Speaking before an August 13 session of the Vermont Captive Insurance Association (VCIA), Mr. Diemel noted that RRG formations leaped during prior hard markets. For example, according to a slide Mr. Diemel presented, 69 RRGs were operating in 2001. Seven years later, the number of licensed RRGs had soared to an all-time high: 262.
"In early 2002, during the next hard market, the number of RRGs really exploded," Mr. Diemel said.
But as market conditions softened, the number of RRGs fell. By 2017, only 228 RRGs were operating, according to a slide Mr. Diemel presented. Currently, just 213 RRGs are in operation, according to the RRR.
"We have definitely seen a decline in the number of RRGs," Mr.
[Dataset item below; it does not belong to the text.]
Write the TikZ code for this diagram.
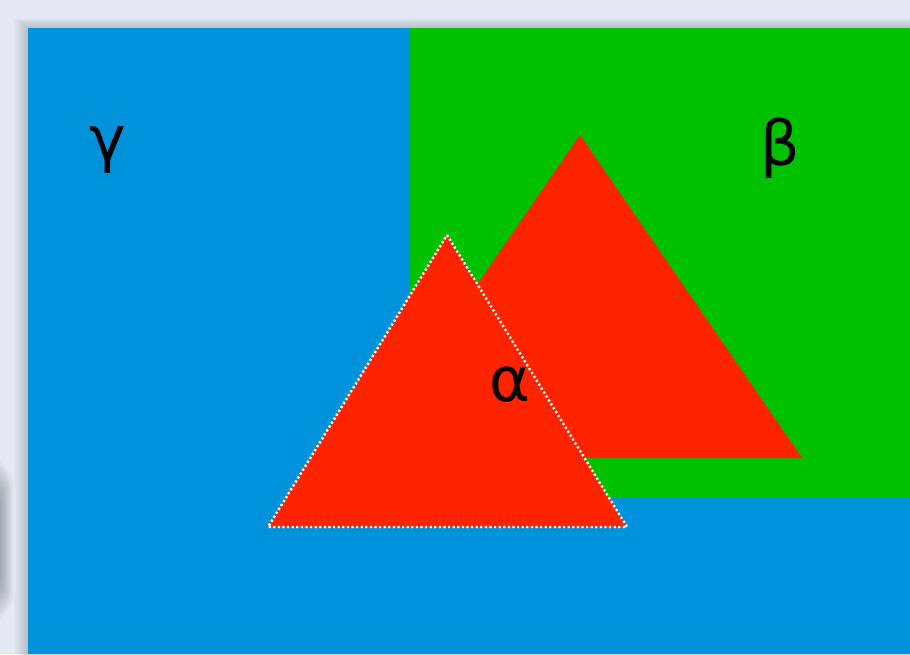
\documentclass[tikz,border=0pt]{standalone}
\usepackage{fontspec}
\setmainfont{DejaVu Sans}
\definecolor{bgc}{RGB}{228,234,244}
\definecolor{bluec}{RGB}{0,146,219}
\definecolor{greenc}{RGB}{0,193,0}
\definecolor{redc}{RGB}{255,36,0}
\tikzset{
  lbl/.style={font=\fontsize{62}{62}\selectfont, text=black, inner sep=0pt},
  dotline/.style={draw=white, line width=2.4pt, dash pattern=on 2.2pt off 2.4pt}
}
\begin{document}
\begin{tikzpicture}[x=1pt,y=-1pt]
\fill[bgc] (0,0) rectangle (910,654);
\useasboundingbox (0,0) rectangle (910,654);
\begin{scope}
\clip (0,0) rectangle (910,654);
% soft shadow around the blue panel
\foreach \i in {1,...,14}{
  \fill[black, opacity=0.012] (28-\i,28-\i*0.7) rectangle (920,664);
}
% blurred shadow at left edge
\foreach \i in {1,...,30}{
  \fill[black, opacity=0.02, rounded corners=30pt] (-60,455+\i*1.4) rectangle (14-\i*0.9,625-\i*1.4);
}
\end{scope}
\fill[bluec] (28,28) rectangle (910,654);
\fill[greenc] (410,28) rectangle (910,497);
\fill[redc] (580,135) -- (802,458) -- (358,458) -- cycle;
\fill[redc] (447,235) -- (627,527) -- (268,527) -- cycle;
\draw[dotline] (447,235) -- (627,527) -- (268,527) -- cycle;
\node[lbl] (g) at (108,150) {γ};
\node[lbl] (b) at (780,148) {β};
\node[lbl] (a) at (510,385) {α};
\end{tikzpicture}
\end{document}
Diemel said, adding that during a soft market, "traditional carriers are able to offer rates that a lot of RRGs can't compete with."
Still, some RRGs continued to do well during the soft market. "A lot of RRGs have evolved beyond just being responsive to the hard market and have become leaders in the type of coverage they provide," Mr. Diemel said.
In addition, with conditions hardening in the commercial market, "there is a chance to really see the revitalization" in the RRG industry, Mr. Diemel said, adding, "Let's see what happens in the next couple of years."
Indeed, other speakers at the VCIA session noted the hardening of the traditional market. "It's gotten harder to pinpoint on when the market is going to change. But so it is and here we are. This is the rainy day we have been waiting for," said Mollie O'Brien, vice president of the American Excess Insurance Exchange Risk Retention Group, a Vermont-domiciled RRG.
"We're seeing dramatic rate increases in the commercial market," said Brian Johnson, chief underwriting officer for the Nonprofits Insurance Alliance, whose units include an RRG—Alliance of Nonprofits for Insurance, Risk Retention Group—that is licensed in Vermont.
While rates may be rising sharply in the commercial market, the same is not true among RRGs. While RRGs may not drop rates in the soft market, they also will not boost rates just because of escalating rates in the traditional market, Mr. Johnson said.
Looking ahead, Mr. Johnson sees more RRG growth ahead. "Once insurers and brokers have a better understanding of what risk retention groups can do, we can capture more market share and hold on to it," he said.
In addition, as RRG members have favorable experience, they are likely to recommend RRGs to others in their industry, Mr. Johnson said.